By Greg Giordano
State Senator Mike Fasano Announces that E-FORCSE (Electronic – Florida Online Reporting of Controlled Substances Evaluation), the prescription drug monitoring program, goes “live” today. All physicians in Florida will now have the ability to access the prescription drug history of patients in Florida. The monitoring program came about due to efforts of Senator Fasano and others over the pat ten years. Senator Fasano was the prime sponsor of various pieces of legislation during the past decade that led to the launching of the database. The database will assist physicians in identifying both doctor shoppers as well as patients who may not be using their medications properly.
“The prescription database is perhaps the single most important patient safety program to launch in recent memory,” Senator Fasano states. “On average, the scourge of prescription drug abuse claims the lives of seven people per day. This long-awaited tool is intended to cut that number significantly. After many years and many obstacles to overcome, the database is going live at a time when it is needed most. Although we will never know the number of lives that will be saved, we will know that many lives will not be lost as long as the database is consulted by every doctor every time he or she considers writing a controlled substance prescription.”

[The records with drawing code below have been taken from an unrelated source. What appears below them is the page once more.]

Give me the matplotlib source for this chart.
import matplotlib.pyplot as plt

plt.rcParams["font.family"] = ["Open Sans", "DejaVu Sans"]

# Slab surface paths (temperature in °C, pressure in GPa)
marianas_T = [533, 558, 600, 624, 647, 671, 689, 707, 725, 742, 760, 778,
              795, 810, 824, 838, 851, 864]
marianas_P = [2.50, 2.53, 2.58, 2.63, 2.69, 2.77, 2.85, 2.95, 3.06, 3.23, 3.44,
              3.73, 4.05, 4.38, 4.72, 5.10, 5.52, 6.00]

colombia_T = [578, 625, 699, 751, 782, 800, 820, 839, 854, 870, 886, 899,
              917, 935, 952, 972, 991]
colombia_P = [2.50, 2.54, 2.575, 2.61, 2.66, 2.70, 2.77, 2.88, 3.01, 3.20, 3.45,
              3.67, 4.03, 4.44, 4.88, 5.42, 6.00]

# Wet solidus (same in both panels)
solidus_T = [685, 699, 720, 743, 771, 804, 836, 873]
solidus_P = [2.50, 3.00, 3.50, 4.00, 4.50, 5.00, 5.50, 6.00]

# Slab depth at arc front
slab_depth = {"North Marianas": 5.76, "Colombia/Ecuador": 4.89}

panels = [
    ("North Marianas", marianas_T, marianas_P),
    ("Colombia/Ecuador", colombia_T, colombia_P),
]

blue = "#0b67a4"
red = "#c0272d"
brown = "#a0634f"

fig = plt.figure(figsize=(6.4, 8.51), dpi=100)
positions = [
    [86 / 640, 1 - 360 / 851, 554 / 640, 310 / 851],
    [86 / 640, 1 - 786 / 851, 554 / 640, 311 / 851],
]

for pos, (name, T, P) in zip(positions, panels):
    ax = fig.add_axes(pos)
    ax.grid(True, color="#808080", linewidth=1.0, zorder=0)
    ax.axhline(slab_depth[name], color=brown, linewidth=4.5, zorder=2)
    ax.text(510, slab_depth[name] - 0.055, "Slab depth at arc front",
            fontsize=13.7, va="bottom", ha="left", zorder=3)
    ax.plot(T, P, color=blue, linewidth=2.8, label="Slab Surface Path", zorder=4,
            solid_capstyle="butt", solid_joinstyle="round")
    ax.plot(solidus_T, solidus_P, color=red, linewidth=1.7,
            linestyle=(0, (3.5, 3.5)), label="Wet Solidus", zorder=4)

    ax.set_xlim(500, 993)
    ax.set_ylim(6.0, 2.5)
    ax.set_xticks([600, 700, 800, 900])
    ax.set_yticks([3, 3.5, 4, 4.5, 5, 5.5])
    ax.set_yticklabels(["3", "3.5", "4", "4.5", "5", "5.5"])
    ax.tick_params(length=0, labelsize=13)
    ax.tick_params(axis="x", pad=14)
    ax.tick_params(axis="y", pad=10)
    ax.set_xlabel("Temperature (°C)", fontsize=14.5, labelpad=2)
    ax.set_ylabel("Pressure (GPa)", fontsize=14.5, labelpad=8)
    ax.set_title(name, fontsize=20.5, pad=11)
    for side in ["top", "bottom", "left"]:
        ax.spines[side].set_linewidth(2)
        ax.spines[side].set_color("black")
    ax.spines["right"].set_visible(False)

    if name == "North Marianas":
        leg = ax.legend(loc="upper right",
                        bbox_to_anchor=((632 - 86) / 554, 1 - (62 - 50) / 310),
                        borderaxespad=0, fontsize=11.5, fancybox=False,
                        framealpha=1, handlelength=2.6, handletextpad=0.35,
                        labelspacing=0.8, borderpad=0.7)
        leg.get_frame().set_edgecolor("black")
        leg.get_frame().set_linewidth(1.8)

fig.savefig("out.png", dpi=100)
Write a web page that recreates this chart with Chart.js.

The database will track all controlled substance prescriptions (C2- through C4) that are filled in Florida. The information contained in the database will include the name and dosage of the controlled substance, where it was filled and who wrote it. Doctors can then use that information in determining what medications are in the best interest of their patient. If the data shows that the person is “doctor shopping” (the illegal practice of seeing multiple doctors in a short period of time to secure the same or similar medications without disclosing that fact) the doctor can either refuse to write a prescription or assist the patient in the pursuit of substance abuse treatment. Many doctor shoppers sell their medications, which is also a crime. The database will assist law enforcement in curbing the proliferation of this dangerous criminal behavior.
“The database, as well as legislation recently passed by the Florida legislature, will cut down the ease of access to prescription drugs by those who may abuse them or sell them,” Representative Richard Corcoran states. “With pill mills being shut down due to the ban on dispensing drugs from most doctors offices, and the launching of the database, Florida is on the road to becoming a safer and healthier state.”
The Florida Medical Association and the Florida Osteopathic Medical Association have both encouraged their respective memberships to consult the database. It is Senator Fasano’s hope that in the interest of both public and patient safety that all doctors will see the database for what it is intended to be: a tool to save lives.